Uncertainty analysis of a WEC model test experiment

Ocean wave energy has significant technical potential but limited full-scale deployments and technology convergence. Consequently, guidelines for developing wave energy converters (WECs) are still developing themselves, especially around experimental uncertainty analysis (UA). To develop a comprehensive WEC-specific UA methodology, we conducted a 1:30 scale experiment of a case study oscillating water column (OWC) WEC. This paper presents the methodology, which describes UA principles and means to identify parameters causing uncertainty, and demonstrates new WEC-specific UA methods: general uncertainty analysis (GUA), the Monte Carlo method (MCM) for uncertainty propagation, and Type A and Type B uncertainty evaluation.
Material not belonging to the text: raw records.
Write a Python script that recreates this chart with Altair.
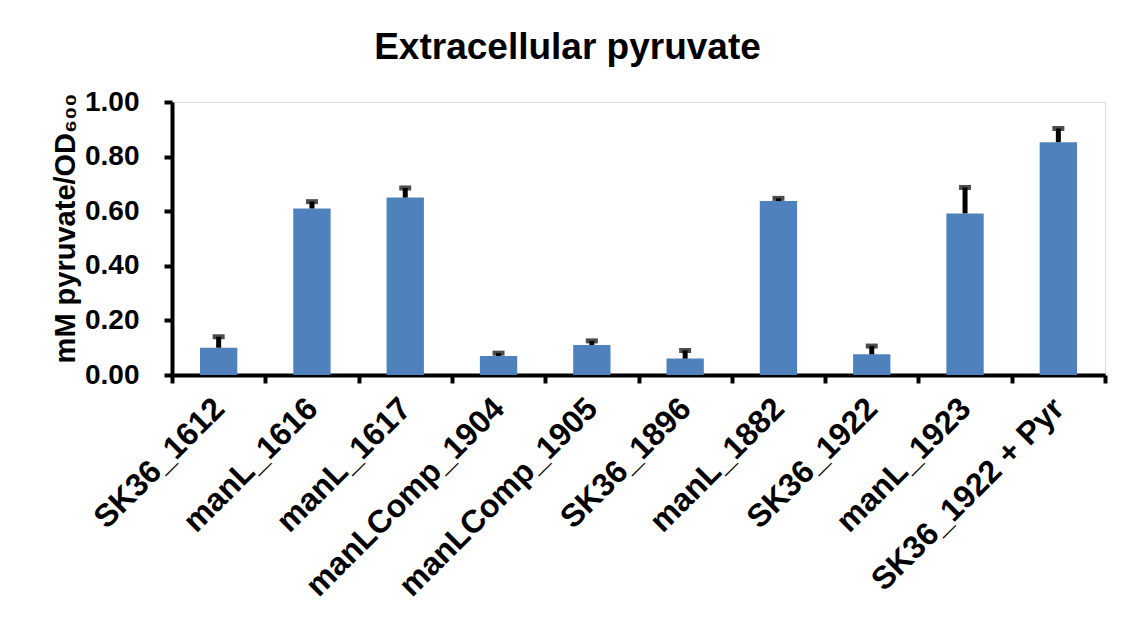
import altair as alt
import pandas as pd

strains = ["SK36_1612", "manL_1616", "manL_1617", "manLComp_1904", "manLComp_1905",
           "SK36_1896", "manL_1882", "SK36_1922", "manL_1923", "SK36_1922 + Pyr"]
means = [0.10, 0.61, 0.65, 0.07, 0.11, 0.06, 0.637, 0.076, 0.592, 0.853]
errors = [0.04, 0.025, 0.035, 0.01, 0.015, 0.03, 0.01, 0.03, 0.095, 0.05]

df = pd.DataFrame({"strain": strains, "mean": means, "err": errors})
df["top"] = df["mean"] + df["err"]

FONT = "Liberation Sans"

x = alt.X("strain:N", sort=strains, title=None,
          scale=alt.Scale(paddingInner=0, paddingOuter=0),
          axis=alt.Axis(labelAngle=-45, labelAlign="right", labelBaseline="middle",
                        labelFontSize=32, labelFontWeight="bold", labelFont=FONT,
                        labelColor="black", labelPadding=20, tickBand="extent",
                        labelLimit=500,
                        domainColor="black", domainWidth=4, tickColor="black",
                        tickWidth=4, tickSize=8, labelOverlap=False))

bars = alt.Chart(df).mark_bar(color="#4F81BD", width=alt.RelativeBandSize(0.4)).encode(
    x=x,
    y=alt.Y("mean:Q", title="mM pyruvate/OD₆₀₀",
            scale=alt.Scale(domain=[0, 1]),
            axis=alt.Axis(values=[0, 0.2, 0.4, 0.6, 0.8, 1.0], format=".2f",
                          labelFontSize=28, labelFontWeight="bold", labelFont=FONT,
                          labelColor="black", labelPadding=25,
                          titleFontSize=29, titleFontWeight="bold", titleFont=FONT,
                          titleColor="black", titlePadding=4, titleY=126,
                          domainColor="black", domainWidth=4, tickColor="black",
                          tickWidth=4, tickSize=8, grid=False)),
)

stems = alt.Chart(df).mark_rule(color="black", strokeWidth=5).encode(
    x=alt.X("strain:N", sort=strains), y="mean:Q", y2="top:Q")

caps = alt.Chart(df).mark_tick(color="black", size=12, thickness=5).encode(
    x=alt.X("strain:N", sort=strains), y="top:Q")

chart = alt.layer(bars, stems, caps).properties(
    width=933, height=273,
    title=alt.TitleParams("Extracellular pyruvate", fontSize=37, fontWeight="bold",
                          font=FONT, color="black", dx=-71, offset=21),
    autosize=alt.AutoSizeParams(type="none"),
    padding={"left": 172, "top": 102, "right": 19, "bottom": 247},
).configure_view(strokeWidth=0).configure(background="white")

chart.save("out.html", embed_options={"renderer": "svg", "actions": False})
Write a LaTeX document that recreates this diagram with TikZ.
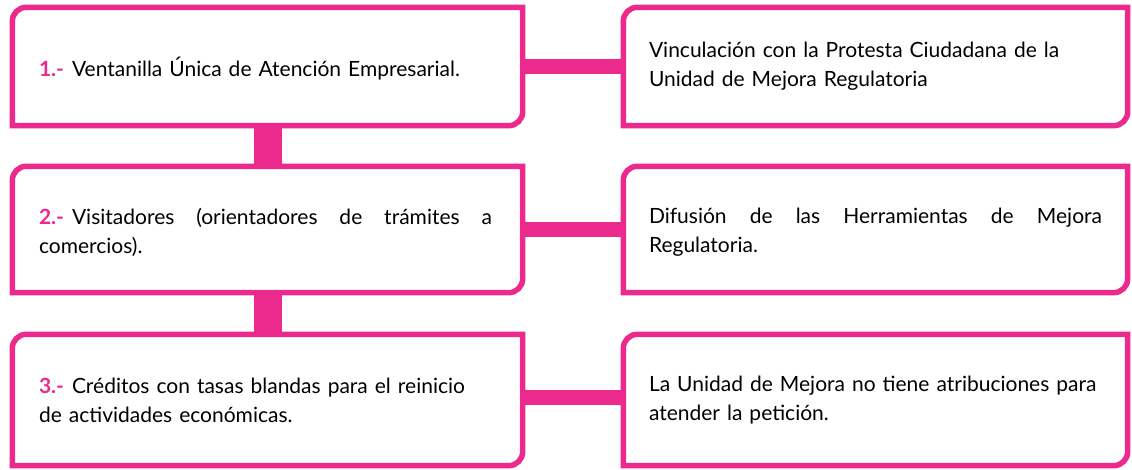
\documentclass[tikz,border=0pt]{standalone}
\usepackage{fontspec}
\setmainfont{Lato}
\definecolor{rosa}{HTML}{EC2A8E}

\tikzset{
  caja/.style={rectangle, inner sep=0pt, text width=453pt,
    font=\fontsize{21}{29}\selectfont},
  marco/.style={draw=rosa, line width=5.5pt, fill=white},
  enlace/.style={draw=rosa, line width=15pt},
  tronco/.style={draw=rosa, line width=28pt}
}
\newcommand{\num}[1]{\textcolor{rosa}{\bfseries #1}\hspace{8pt}}
% frame with two rounded corners (top left, bottom right)
\newcommand{\marco}[1]{%
  \path[marco] (#1.south west) -- ([yshift=-14pt]#1.north west)
    arc[start angle=180, end angle=90, radius=14pt] -- (#1.north east)
    -- ([yshift=14pt]#1.south east)
    arc[start angle=0, end angle=-90, radius=14pt] -- cycle;}

\begin{document}
\begin{tikzpicture}[x=1pt, y=1pt]

  \useasboundingbox (0,0) rectangle (1132,-470);

  % Boxes (only their place, text comes later)
  \path (267.5,-66.5) node[minimum width=510pt, minimum height=118pt] (accion1) {};
  \path (267.5,-229.5) node[minimum width=510pt, minimum height=126pt] (accion2) {};
  \path (267.5,-400) node[minimum width=510pt, minimum height=131pt] (accion3) {};
  \path (875.5,-66.5) node[minimum width=504pt, minimum height=118pt] (resp1) {};
  \path (875.5,-229.5) node[minimum width=504pt, minimum height=126pt] (resp2) {};
  \path (875.5,-400) node[minimum width=504pt, minimum height=131pt] (resp3) {};

  % Connectors
  \draw[tronco] (accion1.south) -- (accion2.north);
  \draw[tronco] (accion2.south) -- (accion3.north);
  \draw[enlace] (accion1.east) -- (resp1.west);
  \draw[enlace] (accion2.east) -- (resp2.west);
  \draw[enlace] ([yshift=3pt]accion3.east) -- ([yshift=3pt]resp3.west);

  % Frames
  \marco{accion1} \marco{accion2} \marco{accion3}
  \marco{resp1} \marco{resp2} \marco{resp3}

  % Texts
  \node[caja, align=left] (t1) at ([xshift=-2pt, yshift=-2pt]accion1.center)
    {\num{1.-}Ventanilla Única de Atención Empresarial.};
  \node[caja, align=justify] (t2) at ([xshift=-2pt, yshift=-3pt]accion2.center)
    {\num{2.-}Visitadores (orientadores de trámites a\linebreak comercios).};
  \node[caja, align=left] (t3) at ([xshift=-2pt]accion3.center)
    {\num{3.-}Créditos con tasas blandas para el reinicio\\de actividades económicas.};
  \node[caja, align=left] (u1) at (resp1.center)
    {Vinculación con la Protesta Ciudadana de la\\Unidad de Mejora Regulatoria};
  \node[caja, align=justify] (u2) at ([yshift=-3pt]resp2.center)
    {Difusión de las Herramientas de Mejora\linebreak Regulatoria.};
  \node[caja, align=left] (u3) at (resp3.center)
    {La Unidad de Mejora no tiene atribuciones para\\atender la petición.};

\end{tikzpicture}
\end{document}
Results show the expanded uncertainty averaged ± 16% for capture width ratio and ± 6% for wave loads; Type B uncertainty tended to be slightly larger than Type A uncertainty; and uncertainty in regular waves slightly larger than irregular waves. The MCM was found to be effective and efficient in uncertainty propagation. In general, given WECs tend to maximise motions, use a power take-off system, and must survive storms, WEC model tests may be especially susceptible to uncertainty due to nonlinearities and modelling complexities. In conclusion, UA should be carried out in WEC model test experiments. We close with recommendations for refining relevant international guidelines.